>> Begin Input data

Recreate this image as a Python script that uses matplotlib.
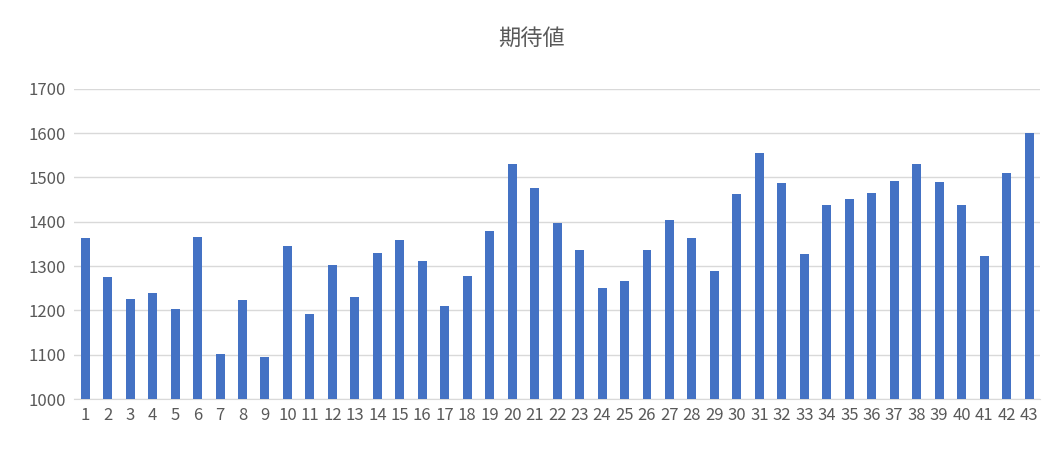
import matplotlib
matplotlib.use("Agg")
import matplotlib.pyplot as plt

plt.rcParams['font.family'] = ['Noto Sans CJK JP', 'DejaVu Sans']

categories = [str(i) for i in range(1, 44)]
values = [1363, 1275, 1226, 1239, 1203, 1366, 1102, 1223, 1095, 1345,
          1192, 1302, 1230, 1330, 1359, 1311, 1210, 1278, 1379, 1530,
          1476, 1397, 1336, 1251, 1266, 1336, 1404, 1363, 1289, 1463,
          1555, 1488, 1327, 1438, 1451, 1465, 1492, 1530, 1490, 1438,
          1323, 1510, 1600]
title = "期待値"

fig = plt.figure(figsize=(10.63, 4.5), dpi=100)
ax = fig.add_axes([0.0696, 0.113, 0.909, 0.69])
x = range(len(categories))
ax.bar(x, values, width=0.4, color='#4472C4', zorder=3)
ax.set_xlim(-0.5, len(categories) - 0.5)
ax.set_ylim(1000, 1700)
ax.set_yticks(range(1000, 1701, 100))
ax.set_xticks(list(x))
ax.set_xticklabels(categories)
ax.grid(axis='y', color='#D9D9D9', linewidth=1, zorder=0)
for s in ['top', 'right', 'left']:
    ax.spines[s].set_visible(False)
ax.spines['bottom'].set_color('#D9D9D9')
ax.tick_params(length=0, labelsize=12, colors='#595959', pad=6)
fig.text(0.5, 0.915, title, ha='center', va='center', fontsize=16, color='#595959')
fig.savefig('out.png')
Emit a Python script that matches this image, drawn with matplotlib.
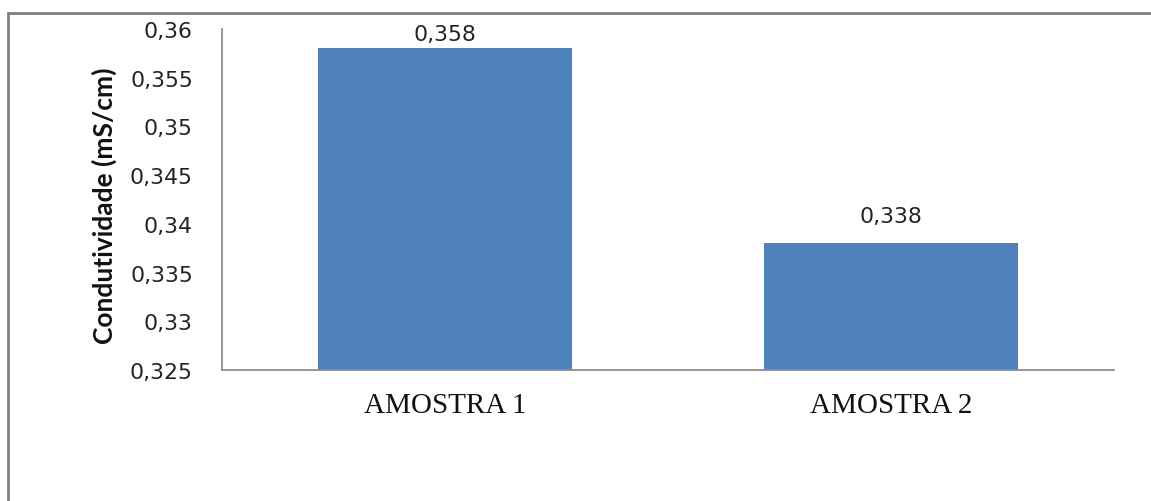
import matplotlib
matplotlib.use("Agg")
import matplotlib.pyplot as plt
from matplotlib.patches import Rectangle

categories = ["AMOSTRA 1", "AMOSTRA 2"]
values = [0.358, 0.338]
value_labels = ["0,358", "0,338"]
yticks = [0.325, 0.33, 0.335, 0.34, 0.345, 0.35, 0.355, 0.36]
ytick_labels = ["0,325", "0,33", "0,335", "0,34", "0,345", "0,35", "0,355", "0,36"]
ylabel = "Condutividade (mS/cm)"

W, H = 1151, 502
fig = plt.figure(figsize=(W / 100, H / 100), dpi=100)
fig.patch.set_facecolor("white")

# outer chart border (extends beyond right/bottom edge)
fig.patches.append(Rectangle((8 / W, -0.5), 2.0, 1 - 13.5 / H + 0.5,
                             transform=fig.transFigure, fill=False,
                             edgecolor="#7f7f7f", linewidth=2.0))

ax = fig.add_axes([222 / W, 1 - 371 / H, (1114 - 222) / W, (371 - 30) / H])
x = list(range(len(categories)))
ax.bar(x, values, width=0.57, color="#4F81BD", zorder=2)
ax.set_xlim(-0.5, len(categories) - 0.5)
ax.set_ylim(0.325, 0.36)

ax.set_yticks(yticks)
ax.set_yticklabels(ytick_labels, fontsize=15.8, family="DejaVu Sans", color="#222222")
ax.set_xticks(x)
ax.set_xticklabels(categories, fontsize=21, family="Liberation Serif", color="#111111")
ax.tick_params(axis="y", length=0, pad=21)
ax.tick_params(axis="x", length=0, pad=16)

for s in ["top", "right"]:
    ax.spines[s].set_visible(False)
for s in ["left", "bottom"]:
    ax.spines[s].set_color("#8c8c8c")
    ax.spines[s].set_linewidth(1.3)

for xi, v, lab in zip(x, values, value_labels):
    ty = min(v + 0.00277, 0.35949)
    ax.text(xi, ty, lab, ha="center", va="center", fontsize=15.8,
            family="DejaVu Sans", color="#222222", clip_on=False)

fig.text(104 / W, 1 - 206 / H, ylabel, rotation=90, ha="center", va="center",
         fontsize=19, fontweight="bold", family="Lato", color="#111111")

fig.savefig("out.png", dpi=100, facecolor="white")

>> End Input data

▶ **The problem**
Give the material again exactly as it is, but keep the pictures out.

▶ **Answer to this exercise**
Recreate this image as a Python script that uses matplotlib.
import matplotlib
matplotlib.use("Agg")
import matplotlib.pyplot as plt

plt.rcParams['font.family'] = ['Noto Sans CJK JP', 'DejaVu Sans']

categories = [str(i) for i in range(1, 44)]
values = [1363, 1275, 1226, 1239, 1203, 1366, 1102, 1223, 1095, 1345,
          1192, 1302, 1230, 1330, 1359, 1311, 1210, 1278, 1379, 1530,
          1476, 1397, 1336, 1251, 1266, 1336, 1404, 1363, 1289, 1463,
          1555, 1488, 1327, 1438, 1451, 1465, 1492, 1530, 1490, 1438,
          1323, 1510, 1600]
title = "期待値"

fig = plt.figure(figsize=(10.63, 4.5), dpi=100)
ax = fig.add_axes([0.0696, 0.113, 0.909, 0.69])
x = range(len(categories))
ax.bar(x, values, width=0.4, color='#4472C4', zorder=3)
ax.set_xlim(-0.5, len(categories) - 0.5)
ax.set_ylim(1000, 1700)
ax.set_yticks(range(1000, 1701, 100))
ax.set_xticks(list(x))
ax.set_xticklabels(categories)
ax.grid(axis='y', color='#D9D9D9', linewidth=1, zorder=0)
for s in ['top', 'right', 'left']:
    ax.spines[s].set_visible(False)
ax.spines['bottom'].set_color('#D9D9D9')
ax.tick_params(length=0, labelsize=12, colors='#595959', pad=6)
fig.text(0.5, 0.915, title, ha='center', va='center', fontsize=16, color='#595959')
fig.savefig('out.png')
Emit a Python script that matches this image, drawn with matplotlib.
import matplotlib
matplotlib.use("Agg")
import matplotlib.pyplot as plt
from matplotlib.patches import Rectangle

categories = ["AMOSTRA 1", "AMOSTRA 2"]
values = [0.358, 0.338]
value_labels = ["0,358", "0,338"]
yticks = [0.325, 0.33, 0.335, 0.34, 0.345, 0.35, 0.355, 0.36]
ytick_labels = ["0,325", "0,33", "0,335", "0,34", "0,345", "0,35", "0,355", "0,36"]
ylabel = "Condutividade (mS/cm)"

W, H = 1151, 502
fig = plt.figure(figsize=(W / 100, H / 100), dpi=100)
fig.patch.set_facecolor("white")

# outer chart border (extends beyond right/bottom edge)
fig.patches.append(Rectangle((8 / W, -0.5), 2.0, 1 - 13.5 / H + 0.5,
                             transform=fig.transFigure, fill=False,
                             edgecolor="#7f7f7f", linewidth=2.0))

ax = fig.add_axes([222 / W, 1 - 371 / H, (1114 - 222) / W, (371 - 30) / H])
x = list(range(len(categories)))
ax.bar(x, values, width=0.57, color="#4F81BD", zorder=2)
ax.set_xlim(-0.5, len(categories) - 0.5)
ax.set_ylim(0.325, 0.36)

ax.set_yticks(yticks)
ax.set_yticklabels(ytick_labels, fontsize=15.8, family="DejaVu Sans", color="#222222")
ax.set_xticks(x)
ax.set_xticklabels(categories, fontsize=21, family="Liberation Serif", color="#111111")
ax.tick_params(axis="y", length=0, pad=21)
ax.tick_params(axis="x", length=0, pad=16)

for s in ["top", "right"]:
    ax.spines[s].set_visible(False)
for s in ["left", "bottom"]:
    ax.spines[s].set_color("#8c8c8c")
    ax.spines[s].set_linewidth(1.3)

for xi, v, lab in zip(x, values, value_labels):
    ty = min(v + 0.00277, 0.35949)
    ax.text(xi, ty, lab, ha="center", va="center", fontsize=15.8,
            family="DejaVu Sans", color="#222222", clip_on=False)

fig.text(104 / W, 1 - 206 / H, ylabel, rotation=90, ha="center", va="center",
         fontsize=19, fontweight="bold", family="Lato", color="#111111")

fig.savefig("out.png", dpi=100, facecolor="white")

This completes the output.